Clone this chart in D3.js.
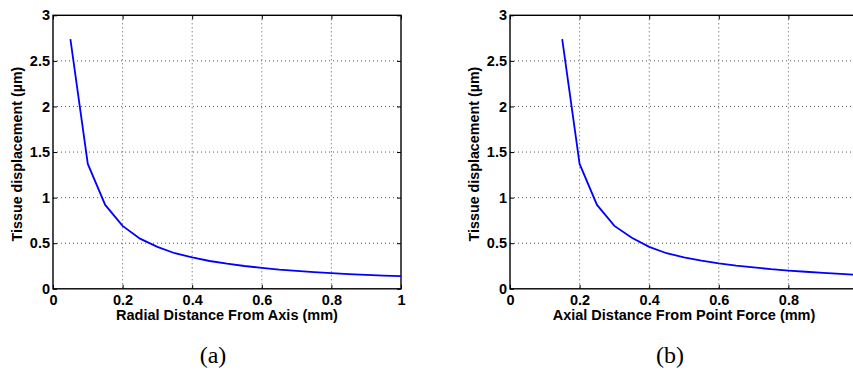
<!DOCTYPE html>
<html>
<head>
<meta charset="utf-8">
<script src="https://cdn.jsdelivr.net/npm/d3@7"></script>
<style>
  body { margin: 0; background: #fff; }
  svg { display: block; }
</style>
</head>
<body>
<script>
// Panel (a): radial distance from axis
var radialX = [0.05, 0.1, 0.15, 0.2, 0.25, 0.3, 0.35, 0.4, 0.45, 0.5, 0.55, 0.6, 0.65, 0.7, 0.75, 0.8, 0.85, 0.9, 0.95, 1.0];
var radialY = [2.74, 1.37, 0.92, 0.69, 0.55, 0.46, 0.39, 0.345, 0.305, 0.275, 0.25, 0.23, 0.21, 0.196, 0.183, 0.172, 0.162, 0.153, 0.145, 0.138];

// Panel (b): axial distance from point force
var axialX = [0.15, 0.2, 0.25, 0.3, 0.35, 0.4, 0.45, 0.5, 0.55, 0.6, 0.65, 0.7, 0.75, 0.8, 0.85, 0.9, 0.95, 1.0];
var axialY = [2.74, 1.37, 0.92, 0.69, 0.56, 0.46, 0.39, 0.345, 0.31, 0.28, 0.255, 0.235, 0.215, 0.2, 0.187, 0.175, 0.163, 0.153];

var xTicks = [0, 0.2, 0.4, 0.6, 0.8, 1];
var yTicks = [0, 0.5, 1, 1.5, 2, 2.5, 3];
var yLabel = "Tissue displacement (\u00b5m)";

var W = 853, H = 372;
var svg = d3.select("body")
    .append("svg")
    .attr("width", W)
    .attr("height", H);

// bold sans labels like the matlab figure
function boldText(a) {
    a.attr("font-family", "'Liberation Sans', Arial, sans-serif")
        .attr("font-weight", "bold")
        .attr("font-size", 14.5);
    a.selectAll(".tick text").attr("fill", "#000");
}

function drawPanel(left, xs, ys, xTitle, caption) {
    var w = 348, h = 273.5, top = 15.3;
    var g = svg.append("g").attr("transform", "translate(" + left + "," + top + ")");

    var x = d3.scaleLinear().domain([0, 1]).range([0, w]);
    var y = d3.scaleLinear().domain([0, 3]).range([h, 0]);

    // only label ticks that fit inside the picture (panel b runs off the right edge)
    var xLabelled = xTicks.filter(d => left + x(d) + 6 < W);

    // dotted grid
    g.selectAll(".vgrid")
        .data(xTicks.filter(d => d > 0 && d < 1))
        .enter().append("line")
        .attr("x1", d => x(d)).attr("x2", d => x(d))
        .attr("y1", 0).attr("y2", h)
        .attr("stroke", "#555").attr("stroke-width", 1)
        .attr("stroke-dasharray", "1,3");
    g.selectAll(".hgrid")
        .data(yTicks.filter(d => d > 0 && d < 3))
        .enter().append("line")
        .attr("x1", 0).attr("x2", w)
        .attr("y1", d => y(d)).attr("y2", d => y(d))
        .attr("stroke", "#555").attr("stroke-width", 1)
        .attr("stroke-dasharray", "1,3");

    // axes, ticks pointing inward
    g.append("g")
        .attr("transform", "translate(0," + h + ")")
        .call(d3.axisBottom(x).tickValues(xLabelled).tickFormat(d3.format("")).tickSizeInner(-4).tickSizeOuter(0).tickPadding(6))
        .call(boldText)
        .call(a => a.select(".domain").remove());
    g.append("g")
        .call(d3.axisLeft(y).tickValues(yTicks).tickFormat(d3.format("")).tickSizeInner(-4).tickSizeOuter(0).tickPadding(3))
        .call(boldText)
        .call(a => a.select(".domain").remove());
    g.append("g")
        .call(d3.axisTop(x).tickValues(xTicks).tickFormat("").tickSizeInner(-4).tickSizeOuter(0))
        .call(a => a.select(".domain").remove());
    g.append("g")
        .attr("transform", "translate(" + w + ",0)")
        .call(d3.axisRight(y).tickValues(yTicks).tickFormat("").tickSizeInner(-4).tickSizeOuter(0))
        .call(a => a.select(".domain").remove());

    // box
    g.append("rect")
        .attr("width", w).attr("height", h)
        .attr("fill", "none").attr("stroke", "#000").attr("stroke-width", 1.4);

    // curve
    var line = d3.line()
        .x((d, i) => x(xs[i]))
        .y(d => y(d));
    g.append("path")
        .datum(ys)
        .attr("d", line)
        .attr("fill", "none")
        .attr("stroke", "#0000ff")
        .attr("stroke-width", 1.8);

    // titles
    g.append("text")
        .attr("x", w / 2).attr("y", h + 31)
        .attr("text-anchor", "middle")
        .attr("font-family", "'Liberation Sans', Arial, sans-serif")
        .attr("font-weight", "bold").attr("font-size", 14.5)
        .text(xTitle);
    g.append("text")
        .attr("transform", "translate(-31," + (h / 2 + 2) + ") rotate(-90)")
        .attr("text-anchor", "middle")
        .attr("font-family", "'Liberation Sans', Arial, sans-serif")
        .attr("font-weight", "bold").attr("font-size", 14.3)
        .text(yLabel);
    g.append("text")
        .attr("x", w / 2 - 14).attr("y", h + 74.5)
        .attr("text-anchor", "middle")
        .attr("font-family", "'Liberation Serif', 'Times New Roman', serif")
        .attr("font-size", 24)
        .text(caption);
}

drawPanel(53, radialX, radialY, "Radial Distance From Axis (mm)", "(a)");
drawPanel(510, axialX, axialY, "Axial Distance From Point Force (mm)", "(b)");
</script>
</body>
</html>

——————

## REQUIREMENT
With all pictures left out, please transcribe exactly the lines from the start of the material through the line with "0.153, 0.145, 0.138];".

## SOLUTION FOR THIS EXERCISE
Clone this chart in D3.js.
<!DOCTYPE html>
<html>
<head>
<meta charset="utf-8">
<script src="https://cdn.jsdelivr.net/npm/d3@7"></script>
<style>
  body { margin: 0; background: #fff; }
  svg { display: block; }
</style>
</head>
<body>
<script>
// Panel (a): radial distance from axis
var radialX = [0.05, 0.1, 0.15, 0.2, 0.25, 0.3, 0.35, 0.4, 0.45, 0.5, 0.55, 0.6, 0.65, 0.7, 0.75, 0.8, 0.85, 0.9, 0.95, 1.0];
var radialY = [2.74, 1.37, 0.92, 0.69, 0.55, 0.46, 0.39, 0.345, 0.305, 0.275, 0.25, 0.23, 0.21, 0.196, 0.183, 0.172, 0.162, 0.153, 0.145, 0.138];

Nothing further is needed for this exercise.